No, this isn’t about unplugging the internet, although maybe that wouldn’t be a bad idea. It’s about the changes we’re living through in publishing and in the economy. So many things are changing so quickly that it’s easy to feel disconnected from the business, from my peers, and from the work, too.

In romance especially there used to be all these easy labels. You were a category author or you were a single title author or you wrote paranormals or historicals. The labels have mushroomed and so have the paths to publication. Gothics and regencies are gone with the wind, although really they’ve just changed names and shapes. Category has shrunk to one house, Harlequin. Epublishing and self publishing have gone from something a published writer wouldn’t think about to being on every published writer’s radar.

If I write for Samhain, am I an epublished author? And what does that make the titles I’ve published under St. Martin’s, Pocket, Running Press? I’ve put two titles up in the world of self epublishing, a duo with Sasha White called A Rock and A Hard Place, and two stories from previous print anthologies, Men of Action. Does that make me an indie author?

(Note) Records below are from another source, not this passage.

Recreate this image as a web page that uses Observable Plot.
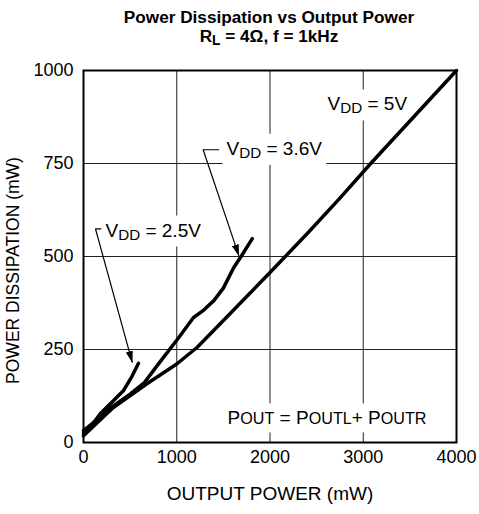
<!DOCTYPE html>
<html><head><meta charset="utf-8">
<script src="https://cdn.jsdelivr.net/npm/d3@7"></script>
<script src="https://cdn.jsdelivr.net/npm/@observablehq/plot@0.6"></script>
<style>
body{margin:0;background:#fff;font-family:"Liberation Sans",Arial,sans-serif;}
#wrap{width:479px;height:514px;position:relative;overflow:hidden;}
#title{height:50px;box-sizing:border-box;padding-top:8px;padding-left:59px;text-align:center;font-weight:bold;font-size:17.2px;color:#000;}
#title div{height:19px;line-height:19px;white-space:nowrap;}
#title sub{font-size:80%;vertical-align:-3px;line-height:0;}
svg{display:block;}
</style></head>
<body>
<div id="wrap">
<div id="title"><div>Power Dissipation vs Output Power</div><div>R<sub>L</sub> = 4Ω, f = 1kHz</div></div>
<div id="chart"></div>
</div>
<script>
// ---- data ----
const xTicks = [0, 1000, 2000, 3000, 4000];
const yTicks = [0, 250, 500, 750, 1000];
const xLabel = "OUTPUT POWER (mW)";
const yLabel = "POWER DISSIPATION (mW)";

const v5X  = [0, 320, 680, 1000, 1220, 1500, 2000, 2400, 2750, 3080, 4000];
const v5Y  = [18, 94, 158, 211, 256, 328, 457, 562, 657, 750, 1000];
const v36X = [0, 150, 300, 500, 650, 800, 1000, 1180, 1290, 1400, 1500, 1610, 1690, 1810];
const v36Y = [32, 62, 95, 130, 160, 210, 275, 336, 356, 382, 415, 470, 500, 548];
const v25X = [0, 100, 180, 320, 430, 520, 590];
const v25Y = [25, 50, 77, 112, 140, 178, 213];

const annText = ["V_DD_ = 5V", "V_DD_ = 3.6V", "V_DD_ = 2.5V", "P~OUT~ = P~OUTL~+ P~OUTR~"];
const annX = [2617, 1534, 236, 1545];
const annY = [909, 790, 570, 65];

const leaderSeries = ["3.6V", "3.6V", "3.6V", "2.5V", "2.5V", "2.5V"];
const leaderX = [1450, 1283, 1665, 190, 129, 522];
const leaderY = [787, 787, 503, 574, 574, 216];

// ---- tables ----
const curves = [
  ...v5X.map((x, i) => ({s: "5V", x, y: v5Y[i]})),
  ...v36X.map((x, i) => ({s: "3.6V", x, y: v36Y[i]})),
  ...v25X.map((x, i) => ({s: "2.5V", x, y: v25Y[i]}))
];
const annotations = annText.map((t, i) => ({t, x: annX[i], y: annY[i]}));
const leaders = leaderX.map((x, i) => ({s: leaderSeries[i], x, y: leaderY[i]}));

const FONT = "'Liberation Sans', Arial, Helvetica, sans-serif";
const FS_TICK = 18;
const FS_ANN = 19;
const FS_XL = 19;
const FS_YL = 17.5;

const chart = Plot.plot({
  width: 479, height: 464,
  marginTop: 20, marginBottom: 72, marginLeft: 83, marginRight: 23,
  style: {fontFamily: FONT, fontSize: FS_TICK + "px", color: "#000", background: "#fff"},
  x: {domain: [0, 4000]},
  y: {domain: [0, 1000]},
  marks: [
    Plot.gridX(xTicks.slice(1, -1), {stroke: "#222", strokeOpacity: 1, strokeWidth: 1}),
    Plot.gridY(yTicks.slice(1, -1), {stroke: "#222", strokeOpacity: 1, strokeWidth: 1}),
    Plot.axisX(xTicks, {tickSize: 0, tickPadding: 8, label: null, fontSize: FS_TICK, tickFormat: d => String(d)}),
    Plot.axisY(yTicks, {tickSize: 0, tickPadding: 10, label: null, fontSize: FS_TICK, tickFormat: d => String(d)}),
    Plot.frame({stroke: "#000", strokeWidth: 2}),
    Plot.line(leaders, {x: "x", y: "y", z: "s", stroke: "#000", strokeWidth: 1.2, markerEnd: "arrow"}),
    Plot.text(annotations, {x: "x", y: "y", text: "t", textAnchor: "start", fontSize: FS_ANN, fill: "#000"}),
    Plot.line(curves, {x: "x", y: "y", z: "s", stroke: "#000", strokeWidth: 3.5, strokeLinejoin: "round", strokeLinecap: "round"}),
    Plot.text([xLabel], {text: d => d, frameAnchor: "bottom", dy: 57, fontSize: FS_XL, fill: "#000"}),
    Plot.text([yLabel], {text: d => d, frameAnchor: "left", rotate: -90, textAnchor: "middle", dx: -70, dy: 14, fontSize: FS_YL, fill: "#000"})
  ]
});
document.getElementById("chart").appendChild(chart);

// ---- rich text (subscripts / small caps) with white boxes ----
const svg = d3.select(chart);
svg.selectAll("text").each(function() {
  const t = this.textContent;
  if (!/[_~]/.test(t)) return;
  const parts = t.split(/(_[^_]*_|~[^~]*~)/).filter(s => s.length);
  const el = d3.select(this);
  el.text(null);
  let shift = 0;
  parts.forEach(p => {
    let kind = "n", s = p;
    if (p[0] === "_") { kind = "sub"; s = p.slice(1, -1); }
    else if (p[0] === "~") { kind = "sc"; s = p.slice(1, -1); }
    const target = kind === "sub" ? 3 : 0;
    const ts = el.append("tspan").text(s);
    if (kind === "sub") ts.attr("font-size", (FS_ANN * 0.8) + "px");
    if (kind === "sc") ts.attr("font-size", (FS_ANN * 0.85) + "px");
    if (target !== shift) { ts.attr("dy", target - shift); shift = target; }
  });
  const bb = this.getBBox();
  const pad = 4;
  d3.select(this.parentNode).insert("rect", () => this)
    .attr("transform", this.getAttribute("transform"))
    .attr("x", bb.x - pad).attr("y", bb.y - pad)
    .attr("width", bb.width + 2 * pad).attr("height", bb.height + 2 * pad)
    .attr("fill", "#fff").attr("stroke", "none");
});

// ---- filled arrowheads ----
svg.selectAll("marker").each(function() {
  const m = d3.select(this);
  m.attr("viewBox", "-11 -4 12 8").attr("markerWidth", 12).attr("markerHeight", 8)
   .attr("markerUnits", "userSpaceOnUse").attr("refX", 0).attr("refY", 0)
   .attr("fill", "#000").attr("stroke", "none");
  m.selectAll("*").remove();
  m.append("path").attr("d", "M-11,-3.6L1,0L-11,3.6Z");
});
</script>
</body></html>
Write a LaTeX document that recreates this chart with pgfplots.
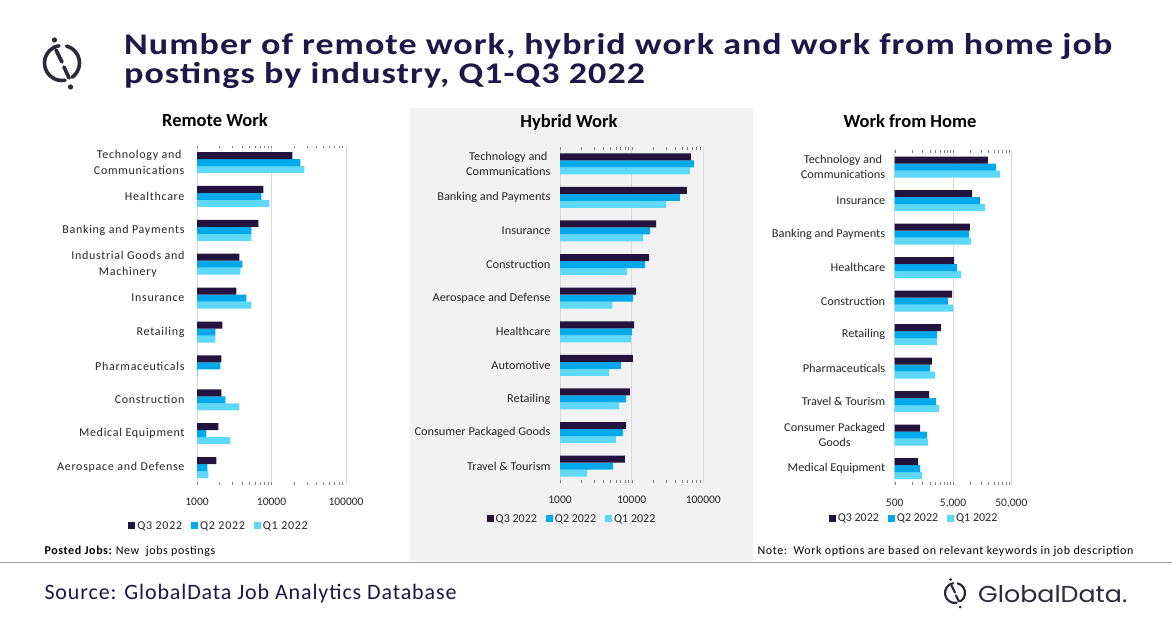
\documentclass[border=0pt]{standalone}
\usepackage{pgfplots}
\pgfplotsset{compat=1.18}
\usepackage{pgfplotstable}
\usepackage{fontspec}
\setmainfont{Carlito}
\newfontfamily\logofont{Poppins}
\definecolor{qthree}{HTML}{22143F}
\definecolor{qtwo}{HTML}{00A9EC}
\definecolor{qone}{HTML}{5DD8F7}
\definecolor{titlec}{HTML}{1F1747}
\definecolor{gridc}{HTML}{D9D9D9}
\definecolor{panelc}{HTML}{F2F2F2}
\definecolor{txt}{HTML}{262626}
\definecolor{logoc}{HTML}{2B2A38}

\pgfplotstableread{
y q3 q2 q1
0 19000 24400 27600
1 7770 7300 9350
2 6660 5360 5360
3 3700 4060 3820
4 3370 4590 5360
5 2190 1760 1760
6 2120 2060 1030
7 2120 2400 3700
8 1930 1335 2800
9 1820 1377 1420
}\remote
\pgfplotstableread{
y q3 q2 q1
0 67300 74100 65200
1 59200 47200 30100
2 21900 18000 14400
3 17500 15300 8610
4 11500 10400 5320
5 10800 10100 9790
6 10400 7100 4830
7 9480 8340 6660
8 8340 7570 6040
9 8070 5490 2380
}\hybrid
\pgfplotstableread{
y q3 q2 q1
0 19900 27300 32000
1 10600 14500 17700
2 9780 9400 10200
3 5200 5860 6860
4 4810 4100 5000
5 3110 2660 2660
6 2180 2020 2460
7 1940 2560 2880
8 1360 1790 1860
9 1260 1360 1470
}\wfh

\pgfplotsset{
  sq legend/.style={legend image code/.code={\fill[##1] (0pt,-3.5pt) rectangle (7pt,3.5pt);}},
  every axis/.append style={
    scale only axis,
    y dir=reverse,
    ymin=-0.5, ymax=9.5,
    ytick={0,...,9},
    axis line style={draw=none},
    major tick length=0pt,
    xmajorgrids, major grid style={gridc, line width=0.8pt},
    yticklabel style={align=center, font=\fontsize{12}{15.5}\selectfont\addfontfeature{FakeStretch=1.03}, text=txt, xshift=-6pt},
    xticklabel style={font=\fontsize{11.5}{14}\selectfont, text=txt, yshift=-10pt},
    legend columns=3,
    reverse legend,
    legend style={draw=none, fill=none, font=\fontsize{12}{14}\selectfont, text=txt,
      /tikz/every even column/.append style={column sep=7pt}, anchor=center},
  },
}

\begin{document}
\begin{tikzpicture}
\path[use as bounding box, fill=white] (0,0) rectangle (1172pt,628pt);
% middle panel background
\fill[panelc] (410pt,67pt) rectangle (753pt,520pt);
% separator
\draw[gray!75, line width=1pt] (0pt,65pt) -- (1172pt,65pt);

% logo icon top-left
\begin{scope}[shift={(62pt,565pt)}, line width=3.6pt, logoc, line cap=round]
  \draw (100:17.5pt) arc (100:280:17.5pt);
  \draw (-55:17.5pt) arc (-55:75:17.5pt);
  \draw (-6pt,13pt) -- (0pt,1pt);
  \draw (2pt,-4pt) -- (7pt,-15pt);
  \fill (-7.5pt,23pt) circle (2.6pt);
  \fill (8.5pt,-24pt) circle (2.6pt);
\end{scope}

% title
\node[anchor=base west, inner sep=0pt, text depth=0pt, text=titlec, font=\fontsize{30}{30}\selectfont\bfseries\addfontfeature{FakeStretch=1.2,LetterSpace=3.5}] at (124pt,573pt)
 {Number of remote work, hybrid work and work from home job};
\node[anchor=base west, inner sep=0pt, text height=17pt, text=titlec, font=\fontsize{30}{30}\selectfont\bfseries\addfontfeature{FakeStretch=1.2,LetterSpace=3.5}] at (124pt,544.5pt)
 {postings by industry, Q1-Q3 2022};

% panel titles
\node[font=\fontsize{18.5}{22}\selectfont\bfseries, text=black] at (215pt,508pt) {Remote Work};
\node[font=\fontsize{18.5}{22}\selectfont\bfseries, text=black] at (569pt,506pt) {Hybrid Work};
\node[font=\fontsize{18.5}{22}\selectfont\bfseries, text=black] at (910pt,507pt) {Work from Home};

% Remote
\begin{axis}[xmode=log, log origin x=infty, xbar=0pt, bar width=7pt,
  at={(197pt,143.4pt)}, anchor=south west, width=149pt, height=339pt,
  xmin=1000, xmax=100000, xtick={1000,10000,100000}, xticklabels={1000,10000,100000},
  yticklabel style={font=\fontsize{12}{15.5}\selectfont\addfontfeature{LetterSpace=6}, xshift=-3pt},
  yticklabels={{Technology and\\Communications},Healthcare,Banking and Payments,{Industrial Goods and\\Machinery},Insurance,Retailing,Pharmaceuticals,Construction,Medical Equipment,Aerospace and Defense},
  legend style={at={(0.148,-0.122)}, font=\fontsize{12}{14}\selectfont\addfontfeature{LetterSpace=6}}]
\addplot[draw=none, fill=qone, sq legend] table[x=q1,y=y]{\remote};
\addplot[draw=none, fill=qtwo, sq legend] table[x=q2,y=y]{\remote};
\addplot[draw=none, fill=qthree, sq legend] table[x=q3,y=y]{\remote};
\legend{Q1 2022,Q2 2022,Q3 2022}
\end{axis}

% Hybrid
\begin{axis}[xmode=log, log origin x=infty, xbar=0pt, bar width=7pt,
  at={(560pt,145pt)}, anchor=south west, width=143.3pt, height=336pt,
  xmin=1000, xmax=100000, xtick={1000,10000,100000}, xticklabels={1000,10000,100000},
  yticklabels={{Technology and\\Communications},Banking and Payments,Insurance,Construction,Aerospace and Defense,Healthcare,Automotive,Retailing,Consumer Packaged Goods,Travel \& Tourism},
  legend style={at={(0.084,-0.107)}}]
\addplot[draw=none, fill=qone, sq legend] table[x=q1,y=y]{\hybrid};
\addplot[draw=none, fill=qtwo, sq legend] table[x=q2,y=y]{\hybrid};
\addplot[draw=none, fill=qthree, sq legend] table[x=q3,y=y]{\hybrid};
\legend{Q1 2022,Q2 2022,Q3 2022}
\end{axis}

% Work from home
\begin{axis}[xmode=log, log origin x=infty, xbar=0pt, bar width=7pt,
  at={(894.7pt,142.7pt)}, anchor=south west, width=116.6pt, height=335pt,
  xmin=500, xmax=50000, xtick={500,5000,50000}, xticklabels={500,{5,000},{50,000}},
  yticklabels={{Technology and\\Communications},Insurance,Banking and Payments,Healthcare,Construction,Retailing,Pharmaceuticals,Travel \& Tourism,{Consumer Packaged\\Goods},Medical Equipment},
  legend style={at={(0.166,-0.1)}}]
\addplot[draw=none, fill=qone, sq legend] table[x=q1,y=y]{\wfh};
\addplot[draw=none, fill=qtwo, sq legend] table[x=q2,y=y]{\wfh};
\addplot[draw=none, fill=qthree, sq legend] table[x=q3,y=y]{\wfh};
\legend{Q1 2022,Q2 2022,Q3 2022}
\end{axis}

% footnotes
\node[anchor=west, font=\fontsize{12}{14}\selectfont\addfontfeature{LetterSpace=5}, text=black] at (41pt,77pt) {\textbf{Posted Jobs:}\ New\ \ jobs postings};
\node[anchor=east, font=\fontsize{12}{14}\selectfont\addfontfeature{LetterSpace=5}, text=black] at (1137pt,77pt) {Note:\ \ Work options are based on relevant keywords in job description};

% source
\node[anchor=west, text=titlec, font=\fontsize{22}{26}\selectfont\addfontfeature{LetterSpace=4}] at (41pt,34pt) {Source: GlobalData Job Analytics Database};

% GlobalData logo
\begin{scope}[shift={(955pt,35pt)}, line width=2.2pt, logoc, line cap=round]
  \draw (100:10pt) arc (100:280:10pt);
  \draw (-55:10pt) arc (-55:75:10pt);
  \draw (-3.5pt,7.5pt) -- (0pt,0.5pt);
  \draw (1pt,-2.5pt) -- (4pt,-8.5pt);
  \fill (-4.5pt,13.5pt) circle (1.5pt);
  \fill (5pt,-14pt) circle (1.5pt);
\end{scope}
\node[anchor=west, inner sep=0pt, text=logoc, font=\logofont\fontsize{23}{26}\selectfont\addfontfeature{FakeStretch=1.1}] at (978pt,34pt) {GlobalData.};
\end{tikzpicture}
\end{document}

What it makes me is diversified, and while that’s not nearly as clear and understandable a path as “category author” or “historical author”, it’s an inevitable path, I think. I may not have a clear label anymore, but I do have two that don’t change. I’m a writer. I’m also a business person, because writing is my business. When I feel particularly disconnected from the rapidly changing publishing industry, those two labels are good fallbacks.

And when I feel disconnected from my peers, it only takes a plaintive email to get answers back telling me I’m not alone. So I’m more connected than I think I am in my fugue of disconnect. We’re all in this publishing boat going off the edge of the map and we don’t know what we’ll find. The only certain things: we’re not alone, and we have our stories. Those make some powerful connections.